Arrays.sort(g);
Arrays.sort(s);
int i = 0;
for(int j=0;i<g.length && j<s.length;j++) {
if(g[i]<=s[j]) i++;
}
return i;
Just assign the cookies starting from the child with less greediness to maximize the number of happy children .
@fabrizio3 what about this?
[5, 9]
[4, 5, 5]
edited:
sorry I miss this "You cannot assign more than one cookie to one child".
@fabrizio3 Sorry, but this fails on the test-case:
g: [7,8,9,10]
s: [5,6,7,8]
Since we are comparing the elements in order, the 'g' values 7 and 8 would not be checked against those for 's' leading to an incorrect output of '0' (while the right answer would be '2').

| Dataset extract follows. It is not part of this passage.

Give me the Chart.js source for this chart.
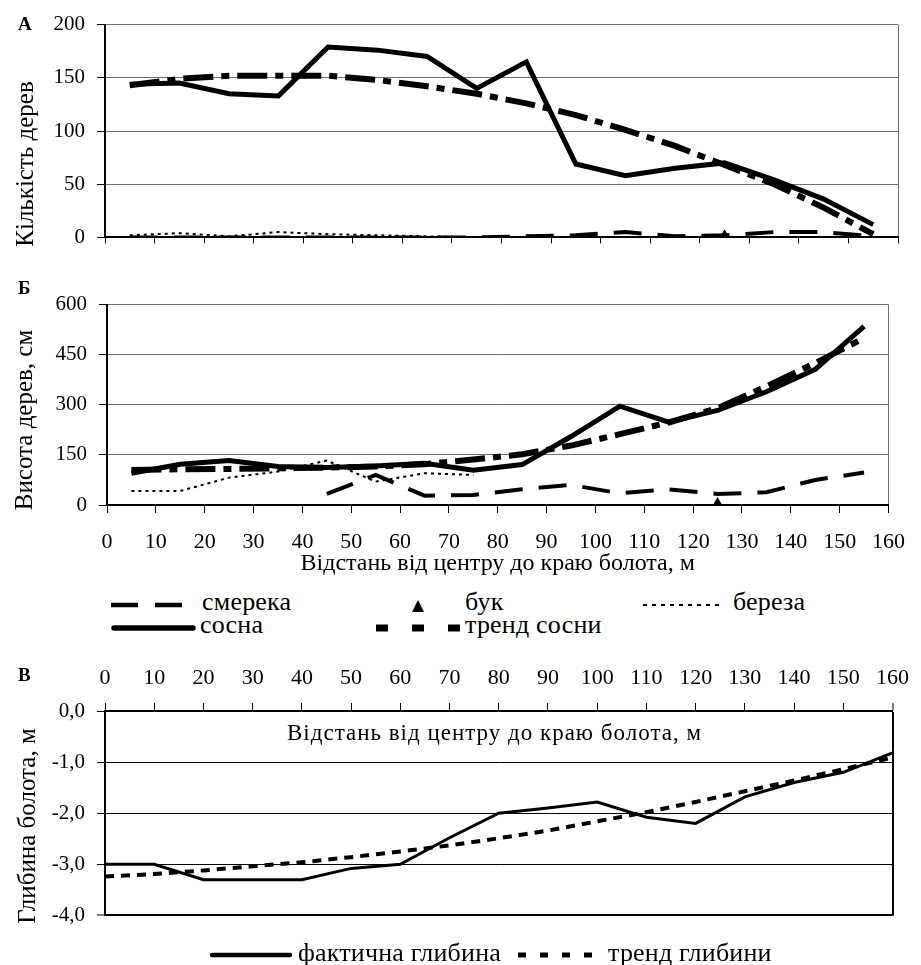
<!DOCTYPE html>
<html><head><meta charset="utf-8">
<script src="https://cdn.jsdelivr.net/npm/chart.js@4.4.1/dist/chart.umd.min.js"></script>
<style>
body{margin:0;background:#fff;width:921px;height:965px;position:relative;overflow:hidden;font-family:"Liberation Serif","Times New Roman",serif;color:#000}
canvas{position:absolute;left:0}
.t{position:absolute;white-space:nowrap;line-height:1}
.lbl{font-weight:bold;font-size:19px}
.ytitle{font-size:25px;transform:translate(-50%,-50%) rotate(-90deg)}
.lg{font-size:26px;letter-spacing:0.2px}
svg{position:absolute;overflow:visible}
</style></head><body>
<canvas id="cA" width="921" height="262" style="top:0"></canvas>
<canvas id="cB" width="921" height="300" style="top:280px"></canvas>
<canvas id="cC" width="921" height="300" style="top:640px"></canvas>

<div class="t lbl" style="left:18px;top:14px">А</div>
<div class="t lbl" style="left:18px;top:278px">Б</div>
<div class="t lbl" style="left:18px;top:665px">В</div>

<div class="t ytitle" style="left:24px;top:164px">Кількість дерев</div>
<div class="t ytitle" style="left:23px;top:420px">Висота дерев, см</div>
<div class="t ytitle" style="left:26px;top:826px">Глибина болота, м</div>

<!-- legend for panels А and Б -->
<svg style="left:111px;top:600px" width="72" height="10"><line x1="0" y1="5" x2="72" y2="5" stroke="#000" stroke-width="4.5" stroke-dasharray="27 17"/></svg>
<div class="t lg" style="left:202px;top:589px">смерека</div>
<svg style="left:412px;top:600px" width="12" height="12"><polygon points="6,0 12,12 0,12" fill="#000"/></svg>
<div class="t lg" style="left:465px;top:589px">бук</div>
<svg style="left:643px;top:600px" width="78" height="10"><line x1="0" y1="5" x2="78" y2="5" stroke="#000" stroke-width="2" stroke-dasharray="4 5"/></svg>
<div class="t lg" style="left:733px;top:589px">береза</div>
<svg style="left:111px;top:623px" width="84" height="10"><line x1="3" y1="5" x2="82" y2="5" stroke="#000" stroke-width="5.5" stroke-linecap="round"/></svg>
<div class="t lg" style="left:200px;top:612px">сосна</div>
<svg style="left:376px;top:623px" width="86" height="10"><line x1="0" y1="5" x2="86" y2="5" stroke="#000" stroke-width="7" stroke-dasharray="12 24"/></svg>
<div class="t lg" style="left:465px;top:612px">тренд сосни</div>

<!-- inner title of panel В -->
<div class="t" style="left:287px;top:721px;font-size:23px;letter-spacing:1px">Відстань від центру до краю болота, м</div>

<!-- legend for panel В -->
<svg style="left:210px;top:950px" width="80" height="10"><line x1="2" y1="5" x2="80" y2="5" stroke="#000" stroke-width="4.5" stroke-linecap="round"/></svg>
<div class="t lg" style="left:298px;top:940px">фактична глибина</div>
<svg style="left:518px;top:950px" width="86" height="10"><line x1="0" y1="5" x2="86" y2="5" stroke="#000" stroke-width="5" stroke-dasharray="8 14"/></svg>
<div class="t lg" style="left:608px;top:940px">тренд глибини</div>

<script>
// ---------- data ----------
const distance = [5, 15, 25, 35, 45, 55, 65, 75, 85, 95, 105, 115, 125, 135, 145, 155];

// Панель А – кількість дерев
const spruceCount    = [0, 0, 0, 0, 0, 0, 0, 0, 1, 2, 5, 1, 2, 5, 5, 1];
const beechCount     = [null, null, null, null, null, null, null, null, null, null, null, null, 1, null, null, null];
const birchCount     = [2, 4, 1, 5, 3, 2, 1, 0, 0, 0, 0, 0, 0, 0, 0, 0];
const pineCount      = [144, 145, 135, 133, 179, 176, 170, 140, 165, 69, 58, 65, 70, 54, 36, 12];
const pineCountTrend = [143, 149, 152, 152, 152, 148, 142, 135, 126, 115, 101, 86, 68, 50, 28, 3];

// Панель Б – висота дерев, см
const spruceHeight    = [null, null, null, null, 33, 90, 28, 30, 47, 60, 35, 47, 33, 38, 75, 97];
const beechHeight     = [null, null, null, null, null, null, null, null, null, null, null, null, 3, null, null, null];
const birchHeight     = [42, 42, 82, 100, 133, 70, 95, 90, null, null, null, null, null, null, null, null];
const pineHeight      = [95, 122, 133, 115, 112, 117, 125, 104, 121, 205, 296, 248, 283, 339, 406, 535];
const pineHeightTrend = [105, 107, 108, 110, 112, 115, 122, 136, 152, 178, 212, 247, 290, 355, 425, 500];

// Панель В – глибина болота, м
const depthDistance = [0, 10, 20, 30, 40, 50, 60, 70, 80, 90, 100, 110, 120, 130, 140, 150, 160];
const depthActual   = [-3.0, -3.0, -3.3, -3.3, -3.3, -3.08, -3.0, -2.48, -2.0, -1.9, -1.78, -2.08, -2.2, -1.68, -1.4, -1.2, -0.82];
const depthTrend    = [-3.24, -3.19, -3.12, -3.04, -2.96, -2.86, -2.75, -2.63, -2.49, -2.34, -2.16, -1.98, -1.78, -1.57, -1.36, -1.14, -0.91];

const xTickLabels = [0, 10, 20, 30, 40, 50, 60, 70, 80, 90, 100, 110, 120, 130, 140, 150, 160];

// ---------- helpers ----------
const pts = (xs, ys) => xs.map((x, i) => ({x: x, y: ys[i]}));
const SERIF = "'Liberation Serif','Times New Roman',serif";
Chart.defaults.font.family = SERIF;
Chart.defaults.color = '#000';
const BLACK = '#000', GRID = '#6e6e6e', NONE = 'rgba(0,0,0,0)';

function lineDs(label, data, width, dash) {
  return {label, data, borderColor: BLACK, backgroundColor: BLACK, borderWidth: width,
          borderDash: dash, pointRadius: 0, fill: false, tension: 0, spanGaps: false};
}
function beechDs(data) {
  return {label: 'бук', data, showLine: false, pointStyle: 'triangle', pointRadius: 7,
          backgroundColor: BLACK, borderColor: BLACK, borderWidth: 0};
}
const baseOpts = {
  responsive: false, animation: false, events: [],
  plugins: {legend: {display: false}, tooltip: {enabled: false}}
};

// ---------- Панель А ----------
new Chart(document.getElementById('cA'), {
  type: 'line',
  data: {datasets: [
    lineDs('смерека', pts(distance, spruceCount), 4, [28, 16]),
    lineDs('береза', pts(distance, birchCount), 2, [3, 4]),
    lineDs('тренд сосни', pts(distance, pineCountTrend), 6, [30, 8, 8, 8]),
    lineDs('сосна', pts(distance, pineCount), 5, []),
    beechDs(pts(distance, beechCount))
  ]},
  options: Object.assign({}, baseOpts, {
    layout: {padding: {top: 24, right: 23, left: 0, bottom: 0}},
    scales: {
      x: {type: 'linear', min: 0, max: 160,
          ticks: {stepSize: 10, display: false},
          grid: {color: c => (c.tick && c.tick.value === 160) ? GRID : NONE, tickColor: BLACK, tickLength: 6, tickWidth: 1},
          border: {color: BLACK, width: 2},
          afterFit: s => { s.height = 10; }},
      y: {min: 0, max: 200,
          ticks: {stepSize: 50, padding: 12, font: {size: 21}},
          grid: {color: GRID, tickColor: BLACK, tickLength: 8},
          border: {color: BLACK, width: 2},
          afterFit: s => { s.width = 105; }}
    }
  })
});

// ---------- Панель Б ----------
new Chart(document.getElementById('cB'), {
  type: 'line',
  data: {datasets: [
    lineDs('смерека', pts(distance, spruceHeight), 4, [28, 16]),
    lineDs('береза', pts(distance, birchHeight), 2, [3, 4]),
    lineDs('тренд сосни', pts(distance, pineHeightTrend), 6, [30, 8, 8, 8]),
    lineDs('сосна', pts(distance, pineHeight), 5, []),
    beechDs(pts(distance, beechHeight))
  ]},
  options: Object.assign({}, baseOpts, {
    layout: {padding: {top: 16, right: 19, left: 0, bottom: 0}},
    scales: {
      x: {type: 'linear', min: 0, max: 160,
          afterBuildTicks: s => { s.ticks = xTickLabels.map(v => ({value: v})); },
          ticks: {padding: 16, font: {size: 22}, maxRotation: 0, autoSkip: false},
          grid: {color: c => (c.tick && c.tick.value === 160) ? GRID : NONE, tickColor: BLACK, tickLength: 8, tickWidth: 1},
          border: {color: BLACK, width: 2},
          title: {display: true, text: 'Відстань від центру до краю болота, м', font: {size: 24}, padding: {top: 0, bottom: 2}},
          afterFit: s => { s.height = 75; }},
      y: {min: 0, max: 600,
          ticks: {stepSize: 150, padding: 12, font: {size: 21}},
          grid: {color: GRID, tickColor: BLACK, tickLength: 8},
          border: {color: BLACK, width: 2},
          afterFit: s => { s.width = 107; }}
    }
  })
});

// ---------- Панель В ----------
new Chart(document.getElementById('cC'), {
  type: 'line',
  data: {datasets: [
    lineDs('тренд глибини', pts(depthDistance, depthTrend), 4, [9, 7]),
    lineDs('фактична глибина', pts(depthDistance, depthActual), 3, [])
  ]},
  options: Object.assign({}, baseOpts, {
    layout: {padding: {top: 0, right: 19, left: 0, bottom: 11}},
    scales: {
      x: {type: 'linear', position: 'top', min: 0, max: 160,
          afterBuildTicks: s => { s.ticks = xTickLabels.map(v => ({value: v})); },
          ticks: {padding: 12, font: {size: 22}, maxRotation: 0, autoSkip: false},
          grid: {color: c => (c.tick && c.tick.value === 160) ? BLACK : NONE,
                 lineWidth: c => (c.tick && c.tick.value === 160) ? 2 : 1,
                 tickColor: BLACK, tickLength: 8, tickWidth: 1},
          border: {color: BLACK, width: 2},
          afterFit: s => { s.height = 71; }},
      y: {min: -4, max: 0,
          ticks: {stepSize: 1, padding: 12, font: {size: 21},
                  callback: v => v.toFixed(1).replace('.', ',')},
          grid: {color: BLACK, lineWidth: c => (c.tick && c.tick.value === -4) ? 2 : 1,
                 tickColor: BLACK, tickLength: 8, tickWidth: 1},
          border: {color: BLACK, width: 2},
          afterFit: s => { s.width = 105; }}
    }
  })
});
</script>
</body></html>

@BatCoder said in Simple Greedy Java Solution:
g: [7,8,9,10]
s: [5,6,7,8]
in this case, when j at 0 and 1, i still remains at 0. The loop only increases j but not i.
When j at 2, i will increase to 1 because s[2] = 7 and g[0] = 7.
@BatCoder since i only moves back one index when gi <= sj, so when g is 7, the s will be 7 and then g 8 will compare with s 8. It will not fail.
Here's a slightly more readable version:
public class Solution {
public int findContentChildren(int[] children, int[] cookies) {
Arrays.sort(children);
Arrays.sort(cookies);
int child = 0;
for (int cookie = 0; child < children.length && cookie < cookies.length; cookie ++) {
if (cookies[cookie] >= children[child]) {
child ++;
}
}
return child;
}
}